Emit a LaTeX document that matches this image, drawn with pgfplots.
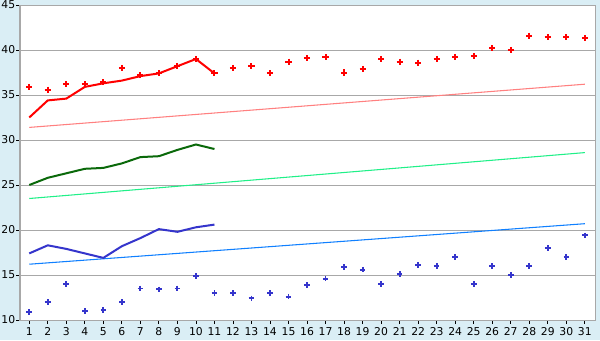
\documentclass[border=0pt]{standalone}
\usepackage{pgfplots}
\pgfplotsset{compat=1.18}
\usepackage{fontspec}
\setmainfont{DejaVu Sans}
\definecolor{bgc}{HTML}{DAEEF5}
\definecolor{gridc}{HTML}{A8A8A8}
\definecolor{redl}{HTML}{FF0000}
\definecolor{pinkt}{HTML}{FF8080}
\definecolor{dgreen}{HTML}{0A690A}
\definecolor{lgreen}{HTML}{20F088}
\definecolor{bluel}{HTML}{3535CC}
\definecolor{bluet}{HTML}{1080FF}
\begin{document}
\begin{tikzpicture}[x=1pt,y=1pt]
\fill[bgc] (0,0) rectangle (450,255);
\begin{axis}[
  at={(15pt,15pt)}, anchor=south west,
  scale only axis, width=431.25pt, height=236.25pt,
  xmin=0.5, xmax=31.55, ymin=10, ymax=45,
  axis background/.style={fill=white},
  axis line style={gridc, line width=0.75pt},
  xtick={1,...,31}, ytick={10,15,...,45},
  ymajorgrids, grid style={gridc, line width=0.75pt},
  tick style={black, line width=0.6pt},
  xtick align=outside, ytick align=outside,
  major tick length=3pt,
  xtick pos=bottom, ytick pos=left,
  tick label style={font=\fontsize{8.1}{9}\selectfont},
  /pgf/number format/assume math mode=true,
  xticklabel style={yshift=1pt},
  yticklabel style={inner xsep=0pt, xshift=-0.4pt},
  clip=false,
]
% trend lines
\addplot[pinkt, line width=0.8pt] coordinates {(1,31.4) (31,36.2)};
\addplot[lgreen, line width=0.8pt] coordinates {(1,23.5) (31,28.6)};
\addplot[bluet, line width=0.8pt] coordinates {(1,16.2) (31,20.7)};
% lines
\addplot[redl, line width=1.5pt] coordinates {
(1,32.5) (2,34.4) (3,34.6) (4,35.9) (5,36.3) (6,36.6) (7,37.1) (8,37.4) (9,38.2) (10,39.0) (11,37.4)};
\addplot[dgreen, line width=1.5pt] coordinates {
(1,25.0) (2,25.8) (3,26.3) (4,26.8) (5,26.9) (6,27.4) (7,28.1) (8,28.2) (9,28.9) (10,29.5) (11,29.0)};
\addplot[bluel, line width=1.5pt] coordinates {
(1,17.4) (2,18.3) (3,17.9) (4,17.4) (5,16.9) (6,18.2) (7,19.1) (8,20.1) (9,19.8) (10,20.3) (11,20.6)};
% scatter
\addplot[only marks, mark=+, mark size=2.3pt, redl, line width=1.5pt] coordinates {
(1,35.9) (2,35.6) (3,36.2) (4,36.2) (5,36.4) (6,38.0) (7,37.2) (8,37.4) (9,38.2) (10,39.0)
(11,37.4) (12,38.0) (13,38.2) (14,37.4) (15,38.7) (16,39.1) (17,39.2) (18,37.5) (19,37.9) (20,39.0)
(21,38.7) (22,38.6) (23,39.0) (24,39.2) (25,39.3) (26,40.2) (27,40.0) (28,41.6) (29,41.4) (30,41.4) (31,41.3)};
\addplot[only marks, mark=+, mark size=2.1pt, bluel, line width=1.4pt] coordinates {
(1,10.9) (2,12.0) (3,14.0) (4,11.0) (5,11.1) (6,12.0) (7,13.5) (8,13.4) (9,13.5) (10,14.9)
(11,13.0) (12,13.0) (13,12.4) (14,13.0) (15,12.6) (16,13.9) (17,14.6) (18,15.9) (19,15.6) (20,14.0)
(21,15.1) (22,16.1) (23,16.0) (24,17.0) (25,14.0) (26,16.0) (27,15.0) (28,16.0) (29,18.0) (30,17.0) (31,19.4)};
\end{axis}
\pgfresetboundingbox
\path[use as bounding box] (0,0) rectangle (450,255);
\end{tikzpicture}
\end{document}
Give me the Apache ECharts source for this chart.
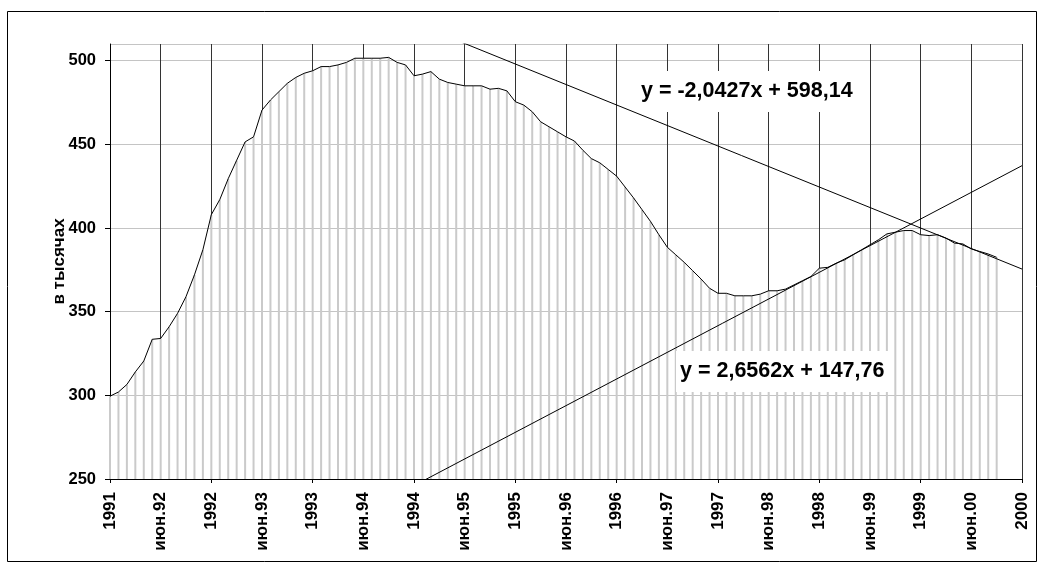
<!DOCTYPE html>
<html>
<head>
<meta charset="utf-8">
<script src="https://cdn.jsdelivr.net/npm/echarts@6/dist/echarts.min.js"></script>
<style>
html,body{margin:0;padding:0;background:#fff;}
#chart{width:1043px;height:568px;}
</style>
</head>
<body>
<div id="chart"></div>
<script>
// Tick labels shown every 6th month on the x axis
const tickLabels = ['1991','июн.92','1992','июн.93','1993','июн.94','1994','июн.95','1995',
  'июн.96','1996','июн.97','1997','июн.98','1998','июн.99','1999','июн.00','2000'];
// Monthly values, in thousands
const values = [
  299.5, 302, 306.5, 314, 320.5, 333.5, 334, 341, 349, 359,
  372, 387, 408, 417, 429.5, 440.5, 451.5, 454.5, 470.5, 476.5,
  481.5, 486.5, 490, 492.5, 494, 496.5, 496.5, 497.5, 499, 501.5,
  501.5, 501.5, 501.5, 502, 499, 497.5, 491, 492, 493.5, 489,
  487, 486, 485, 485, 485, 483, 483.5, 482, 475.5, 473.5,
  469.5, 463.5, 460.5, 457.5, 454.5, 452, 446.5, 441.5, 439, 435,
  431, 424.5, 418, 411, 404, 396, 388.5, 384, 379.5, 374.5,
  369.5, 364, 361, 361, 359.5, 359.5, 359.5, 360.5, 362.5, 362.5,
  363.5, 366, 368.5, 371, 376, 376.5, 379, 381, 384, 387,
  390, 393, 396.5, 397.5, 398.5, 398.5, 396, 395.5, 396, 394,
  391, 390.5, 387.5, 386, 384.5, 382.5
];
// Trend lines: [slope, intercept] (x = 1-based month number)
const trendDown = [-2.0427, 598.14];
const trendUp = [2.6562, 147.76];
const trendDownLabel = 'y = -2,0427x + 598,14';
const trendUpLabel = 'y = 2,6562x + 147,76';
const yTicks = [250, 510, 50]; // min, max, interval

const step = 6;
const nCats = (tickLabels.length - 1) * step + 1;
const categories = [];
for (let i = 0; i < nCats; i++) {
  categories.push(i % step === 0 ? tickLabels[i / step] : 'm' + i);
}
function trendData(t) {
  const last = nCats - 1;
  return [[0, t[1] + t[0] * 1], [last, t[1] + t[0] * (last + 1)]];
}

const FONT = '"Liberation Sans", Arial, sans-serif';
const chart = echarts.init(document.getElementById('chart'), null, {renderer: 'canvas'});
chart.setOption({
  animation: false,
  backgroundColor: '#fff',
  grid: {left: 110, right: 21, top: 44, bottom: 89, containLabel: false},
  title: [
    {
      text: trendDownLabel, left: 636, top: 71,
      backgroundColor: '#fff', padding: [9, 5, 9, 5],
      textStyle: {fontFamily: FONT, fontWeight: 'bold', fontSize: 21.5, color: '#000', lineHeight: 23}
    },
    {
      text: trendUpLabel, left: 676, top: 351,
      backgroundColor: '#fff', padding: [9, 5, 9, 4],
      textStyle: {fontFamily: FONT, fontWeight: 'bold', fontSize: 21.5, color: '#000', lineHeight: 23}
    }
  ],
  graphic: [{
    type: 'rect', silent: true, z: -1,
    shape: {x: 7.5, y: 11.5, width: 1029, height: 550},
    style: {fill: null, stroke: '#000', lineWidth: 1}
  }],
  xAxis: {
    type: 'category',
    data: categories,
    boundaryGap: false,
    axisLine: {lineStyle: {color: '#000', width: 1}},
    axisTick: {show: true, interval: 11, length: 4, lineStyle: {color: '#000'}},
    axisLabel: {
      interval: step - 1, rotate: 90, margin: 13,
      fontFamily: FONT, fontWeight: 'bold', fontSize: 17, color: '#000'
    },
    splitLine: {show: true, interval: step - 1, lineStyle: {color: '#333', width: 1}}
  },
  yAxis: {
    type: 'value',
    min: yTicks[0], max: yTicks[1], interval: yTicks[2],
    name: 'в тысячах',
    nameLocation: 'middle',
    nameRotate: 90,
    nameGap: 42,
    nameMoveOverlap: false,
    nameTextStyle: {fontFamily: FONT, fontWeight: 'bold', fontSize: 17, color: '#000'},
    axisLine: {show: true, lineStyle: {color: '#000', width: 1}},
    axisTick: {show: true, length: 5, lineStyle: {color: '#000'}},
    axisLabel: {
      showMaxLabel: false, margin: 14,
      fontFamily: FONT, fontWeight: 'bold', fontSize: 16.5, color: '#000'
    },
    splitLine: {show: true, lineStyle: {color: '#c4c4c4', width: 1}}
  },
  series: [
    {
      type: 'bar', data: values, barWidth: 2, clip: true, silent: true, z: 1,
      itemStyle: {color: '#cacaca'}
    },
    {
      type: 'line', data: values, showSymbol: false, symbol: 'none', silent: true, z: 3,
      lineStyle: {color: '#000', width: 1}
    },
    {
      type: 'line', data: trendData(trendDown), showSymbol: false, symbol: 'none', silent: true, clip: true, z: 4,
      lineStyle: {color: '#000', width: 1}
    },
    {
      type: 'line', data: trendData(trendUp), showSymbol: false, symbol: 'none', silent: true, clip: true, z: 4,
      lineStyle: {color: '#000', width: 1}
    }
  ]
});
</script>
</body>
</html>
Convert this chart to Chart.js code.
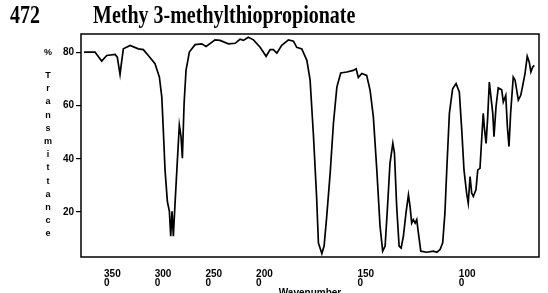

Exercise description. Copy out each line of the data containing the string "this".

Solution.
Emit a LaTeX document that matches this image, drawn with pgfplots.
Give me the Apache ECharts source for this chart.
Convert this chart to Chart.js code.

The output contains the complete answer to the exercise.